Beginn der britischen EU-Präsidentschaft - Tschechien bereit, über alle Vorschläge zu verhandeln
Zum 1. Juli übernimmt Großbritannien aus den Händen von Luxemburg die EU-Ratspräsidentschaft - ausgerechnet also die Nation, die gemeinhin für das Scheitern der Haushaltsverhandlungen auf dem zurückliegenden EU-Gipfel vom Juni verantwortlich gemacht wird. Auf einer vorgezogenen Antrittsreise durch die vier Visegrad-Staaten kam nun der britische Vizepremier John Prescott am Mittwoch in die tschechische Hauptstadt. Thomas Kirschner berichtet.

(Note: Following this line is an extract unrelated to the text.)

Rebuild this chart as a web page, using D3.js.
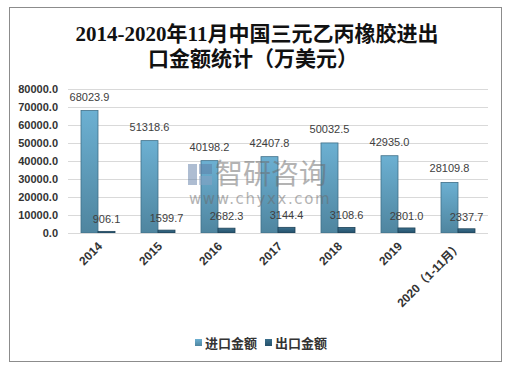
<!DOCTYPE html>
<html>
<head>
<meta charset="utf-8">
<script src="https://cdn.jsdelivr.net/npm/d3@7/dist/d3.min.js"></script>
<style>
  body { margin: 0; background: #fff; }
</style>
</head>
<body>
<script>
const years = ["2014", "2015", "2016", "2017", "2018", "2019", "2020（1-11月）"];
const importVals = [68023.9, 51318.6, 40198.2, 42407.8, 50032.5, 42935.0, 28109.8];
const exportVals = [906.1, 1599.7, 2682.3, 3144.4, 3108.6, 2801.0, 2337.7];
const yTicks = [0, 10000, 20000, 30000, 40000, 50000, 60000, 70000, 80000];
const seriesNames = ["进口金额", "出口金额"];

const width = 513, height = 372;
const plotL = 68, plotR = 488, plotT = 89, plotB = 233;
const barW = 17;

const svg = d3.select("body").append("svg")
  .attr("width", width)
  .attr("height", height);

const defs = svg.append("defs");
const g1 = defs.append("linearGradient").attr("id", "gImp")
  .attr("x1", 0).attr("y1", 0).attr("x2", 0).attr("y2", 1);
g1.append("stop").attr("offset", "0%").attr("stop-color", "#6cb0d2");
g1.append("stop").attr("offset", "100%").attr("stop-color", "#4f859f");
const g2 = defs.append("linearGradient").attr("id", "gExp")
  .attr("x1", 0).attr("y1", 0).attr("x2", 0).attr("y2", 1);
g2.append("stop").attr("offset", "0%").attr("stop-color", "#3a6f8c");
g2.append("stop").attr("offset", "100%").attr("stop-color", "#24506a");

// frame
svg.append("rect")
  .attr("x", 9.5).attr("y", 7.5)
  .attr("width", 492).attr("height", 354)
  .attr("fill", "#fff").attr("stroke", "#8c8c8c").attr("stroke-width", 1);

// title
const title = svg.append("text")
  .attr("text-anchor", "middle")
  .attr("font-family", "'Liberation Serif', 'Noto Sans CJK SC', serif")
  .attr("font-weight", "bold")
  .attr("font-size", 21)
  .attr("fill", "#111");
title.append("tspan").attr("x", 257).attr("y", 41).text("2014-2020年11月中国三元乙丙橡胶进出");
title.append("tspan").attr("x", 253).attr("y", 66).text("口金额统计（万美元）");

const x = d3.scaleBand().domain(years).range([plotL, plotR]).padding(0);
const y = d3.scaleLinear().domain([0, 80000]).range([plotB, plotT]);

// grid
svg.append("g").selectAll("line")
  .data(yTicks)
  .enter()
  .append("line")
  .attr("x1", plotL).attr("x2", plotR)
  .attr("y1", d => Math.round(y(d)) + 0.5)
  .attr("y2", d => Math.round(y(d)) + 0.5)
  .attr("stroke", "#d9d9d9");

// y axis
const yAxis = d3.axisLeft(y).tickValues(yTicks).tickFormat(d3.format(".1f")).tickSize(0).tickPadding(10);
svg.append("g")
  .attr("transform", `translate(${plotL},0)`)
  .call(yAxis)
  .call(g => g.select(".domain").remove())
  .selectAll("text")
  .attr("font-family", "'Liberation Sans', Arial, sans-serif")
  .attr("font-weight", "bold")
  .attr("font-size", 11)
  .attr("fill", "#333");

// bars
const grp = svg.append("g").selectAll("g")
  .data(years)
  .enter()
  .append("g");

grp.append("rect")
  .attr("x", d => x(d) + x.bandwidth() / 2 - barW)
  .attr("y", (d, i) => y(importVals[i]))
  .attr("width", barW)
  .attr("height", (d, i) => plotB - y(importVals[i]))
  .attr("fill", "url(#gImp)")
  .attr("stroke", "#3f6f88")
  .attr("stroke-width", 0.8);

grp.append("rect")
  .attr("x", d => x(d) + x.bandwidth() / 2)
  .attr("y", (d, i) => y(exportVals[i]))
  .attr("width", barW)
  .attr("height", (d, i) => plotB - y(exportVals[i]))
  .attr("fill", "url(#gExp)")
  .attr("stroke", "#1f4358")
  .attr("stroke-width", 0.8);

// value labels
grp.append("text")
  .attr("x", d => x(d) + x.bandwidth() / 2 - barW / 2)
  .attr("y", (d, i) => y(importVals[i]) - 10)
  .attr("text-anchor", "middle")
  .attr("font-family", "'Liberation Sans', Arial, sans-serif")
  .attr("font-size", 11)
  .attr("fill", "#404040")
  .text((d, i) => importVals[i].toFixed(1));

grp.append("text")
  .attr("x", d => x(d) + x.bandwidth() / 2 + barW / 2)
  .attr("y", (d, i) => y(exportVals[i]) - 8)
  .attr("text-anchor", "middle")
  .attr("font-family", "'Liberation Sans', Arial, sans-serif")
  .attr("font-size", 11)
  .attr("fill", "#404040")
  .text((d, i) => exportVals[i].toFixed(1));

// watermark (drawn over the bars, semi-transparent)
const wm = svg.append("g").attr("opacity", 0.5);
wm.append("rect").attr("x", 188).attr("y", 164).attr("width", 9).attr("height", 21).attr("fill", "#5f7ea6");
wm.append("rect").attr("x", 199).attr("y", 164).attr("width", 13).attr("height", 10).attr("fill", "#5f7ea6");
wm.append("rect").attr("x", 199).attr("y", 176).attr("width", 13).attr("height", 9).attr("fill", "#8aa3c4");
wm.append("text")
  .attr("x", 215).attr("y", 184)
  .attr("font-family", "'Noto Sans CJK SC', sans-serif")
  .attr("font-size", 28)
  .attr("fill", "#6a6a6a")
  .text("智研咨询");
wm.append("text")
  .attr("x", 189).attr("y", 204)
  .attr("font-family", "'DejaVu Sans', sans-serif")
  .attr("font-size", 15)
  .attr("letter-spacing", 1.6)
  .attr("fill", "#6a6a6a")
  .text("www.chyxx.com");

// x axis line
svg.append("line")
  .attr("x1", plotL).attr("x2", plotR)
  .attr("y1", plotB + 0.5).attr("y2", plotB + 0.5)
  .attr("stroke", "#d9d9d9");

// x labels
svg.append("g").selectAll("text")
  .data(years)
  .enter()
  .append("text")
  .attr("transform", d => `translate(${x(d) + x.bandwidth() / 2 + 5},${plotB + 14}) rotate(-45)`)
  .attr("text-anchor", "end")
  .attr("font-family", "'Liberation Sans', 'Noto Sans CJK SC', sans-serif")
  .attr("font-weight", "bold")
  .attr("font-size", 12)
  .attr("fill", "#333")
  .text(d => d);

// legend
const legendX = [195, 265];
const legendFill = ["url(#gImp)", "url(#gExp)"];
const lg = svg.append("g").selectAll("g")
  .data(seriesNames)
  .enter()
  .append("g")
  .attr("transform", (d, i) => `translate(${legendX[i]},339)`);
lg.append("rect")
  .attr("width", 7).attr("height", 7)
  .attr("fill", (d, i) => legendFill[i]);
lg.append("text")
  .attr("x", 10).attr("y", 8.5)
  .attr("font-family", "'Noto Sans CJK SC', sans-serif")
  .attr("font-weight", "bold")
  .attr("font-size", 13)
  .attr("fill", "#333")
  .text(d => d);
</script>
</body>
</html>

"Nach meinem Eindruck - und ich hoffe, dass mir der britische Vizepremier Prescott das heute nachsehen wird - ist Großbritannien mit der Absicht in den Gipfel gegangen, keine Einigung zu erreichen. Erst auf dem Gipfel haben sie angefangen, von der Notwendigkeit einer Reform der EU-Finanzen zu reden. Von dieser Forderung war zuvor noch nie die Rede gewesen, nicht mal am Tag vorher. Deshalb glaube ich, dass man es wirklich so sagen kann: Die Briten hatten die Absicht, eine Einigung platzen zu lassen."
Prescott kündigte am Mittwoch in Prag an, dass die Haushaltsverhandlungen bereits unter der britischen Ratspräsidentschaft im kommenden Halbjahr fortgesetzt werden sollen. Großbritannien will sich dabei für einen Abbau der Landwirtschaftssubventionen und für verstärkte Investitionen in Wissenschaft, Ausbildung und Technologie einsetzen. Premier Paroubek erklärte, dass Tschechien bereit sei, über alle rationalen Vorschläge zu verhandeln. Zugleich zeigte der tschechische Premier Verständnis für die Kritik der Nettozahler und erinnerte vor allem an den Beitrag Deutschlands.

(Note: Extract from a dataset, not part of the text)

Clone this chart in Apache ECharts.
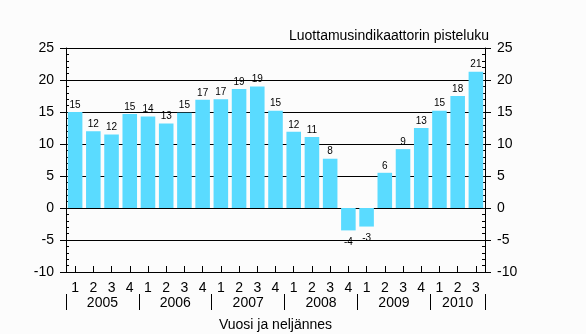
<!DOCTYPE html>
<html>
<head>
<meta charset="utf-8">
<script src="https://cdn.jsdelivr.net/npm/echarts@6/dist/echarts.min.js"></script>
<style>
html,body{margin:0;padding:0;background:#fcfcfc;}
#c{width:586px;height:334px;}
</style>
</head>
<body>
<div id="c"></div>
<script>
// Data
const quarters = ['1','2','3','4','1','2','3','4','1','2','3','4','1','2','3','4','1','2','3','4','1','2','3'];
const values = [15.0, 12.0, 11.5, 14.7, 14.3, 13.2, 14.9, 16.9, 17.0, 18.6, 19.0, 15.2, 11.9, 11.1, 7.7, -3.5, -2.9, 5.5, 9.2, 12.5, 15.2, 17.5, 21.3];
const years = ['2005','2006','2007','2008','2009','2010'];
const yearBounds = [0, 4, 8, 12, 16, 20, 23];
const yTicks = [-10, -5, 0, 5, 10, 15, 20, 25];
const titleText = 'Luottamusindikaattorin pisteluku';
const xName = 'Vuosi ja neljännes';

const FONT = '"Liberation Sans", Arial, sans-serif';
const BLACK = '#000';
const yearCenters = years.map((y, i) => (yearBounds[i] + yearBounds[i + 1]) / 2);

function fmtLabel(v) {
  return (v < 0 ? '-' : '') + Math.round(Math.abs(v));
}

const barData = values.map(v => ({
  value: v,
  label: v < 0 ? { position: 'bottom', distance: 7 } : { position: 'top', distance: 2 }
}));

function majorY(pos, withSplit) {
  return {
    type: 'value', position: pos,
    min: yTicks[0], max: yTicks[yTicks.length - 1], interval: 5,
    axisLine: { show: true, onZero: false, lineStyle: { color: BLACK, width: 1 } },
    axisTick: { show: true, inside: false, length: 6, lineStyle: { color: BLACK } },
    axisLabel: { show: true, color: BLACK, fontSize: 14, fontFamily: FONT, margin: 12 },
    splitLine: { show: withSplit, lineStyle: { color: BLACK, width: 1 } },
    minorTick: { show: false }
  };
}
function minorY(pos) {
  return {
    type: 'value', position: pos,
    min: yTicks[0], max: yTicks[yTicks.length - 1], interval: 5,
    axisLine: { show: false, onZero: false },
    axisTick: { show: true, inside: true, length: 3, lineStyle: { color: BLACK } },
    axisLabel: { show: false },
    splitLine: { show: false },
    minorTick: { show: true, splitNumber: 5, length: 3, lineStyle: { color: BLACK } }
  };
}

const chart = echarts.init(document.getElementById('c'), null, { renderer: 'canvas' });
chart.setOption({
  backgroundColor: '#fcfcfc',
  animation: false,
  title: {
    text: titleText, right: 97, top: 29, padding: 0,
    textStyle: { fontFamily: FONT, fontSize: 14, fontWeight: 'normal', color: BLACK }
  },
  grid: { left: 66, right: 101, top: 48, bottom: 62, containLabel: false, outerBoundsMode: 'none' },
  xAxis: [
    {
      type: 'category', data: quarters, position: 'bottom',
      axisLine: { show: true, onZero: false, lineStyle: { color: BLACK, width: 1 } },
      axisTick: { show: true, inside: true, length: 6, alignWithLabel: true, lineStyle: { color: BLACK } },
      axisLabel: { color: BLACK, fontSize: 14, fontFamily: FONT, margin: 9, interval: 0 },
      splitLine: { show: false }
    },
    {
      type: 'value', position: 'bottom', offset: 22,
      min: 0, max: 23,
      axisLine: { show: false, onZero: false },
      axisTick: { show: true, length: 16, customValues: yearBounds, lineStyle: { color: BLACK, width: 1 } },
      axisLabel: {
        show: true, customValues: yearCenters, color: BLACK, fontSize: 14, fontFamily: FONT, margin: 2,
        formatter: v => { const i = yearCenters.indexOf(v); return i >= 0 ? years[i] : ''; }
      },
      splitLine: { show: false },
      name: xName, nameLocation: 'middle', nameGap: 24,
      nameTextStyle: { color: BLACK, fontSize: 14, fontFamily: FONT }
    }
  ],
  yAxis: [majorY('left', true), minorY('left'), majorY('right', false), minorY('right')],
  series: [{
    type: 'bar', xAxisIndex: 0, yAxisIndex: 0,
    data: barData,
    barCategoryGap: '20%',
    itemStyle: { color: '#5ADBFF' },
    label: {
      show: true, color: BLACK, fontSize: 10, fontFamily: FONT,
      formatter: p => fmtLabel(p.value)
    }
  }]
});
</script>
</body>
</html>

"Deutschland trägt traditionell schon lange Jahre zwischen einem Viertel und einem Fünftel der Ausgaben des ganzen EU-Haushaltes. Wenn also jemand in moralischer Hinsicht das Recht hat, die Situation der europäischen Finanzen zu kommentieren, dann ist das gerade Deutschland."Bei einem Treffen von Prescott mit dem tschechischen Außenminister Svoboda kamen beide Politiker darin überein, dass die europäische Integration fortgesetzt werden müsse. Nach den Worten Svobodas steht die Union nicht vor unlösbaren Problemen.
"Weder der Ratifizierungsprozess noch die Verfassung sind tot. Auch ist die gegenwärtige Debatte keine Krise der gesamten Europäischen Union, sondern eben eine Debatte über eine Neugewichtung im Bereich des EU-Haushaltes. Und ich bin davon überzeugt, dass auch Tschechien für diese Debatte bereit ist."
Ob das so ist, zeigt sich vielleicht schon am Donnerstag im Abgeordnetenhaus, wenn die Aussprache über die EU-Verfassung in die zweite Runde geht und Premier Paroubek die Abgeordneten daneben über die Ergebnisse des zurückliegenden EU-Gipfels in Brüssel informieren wird.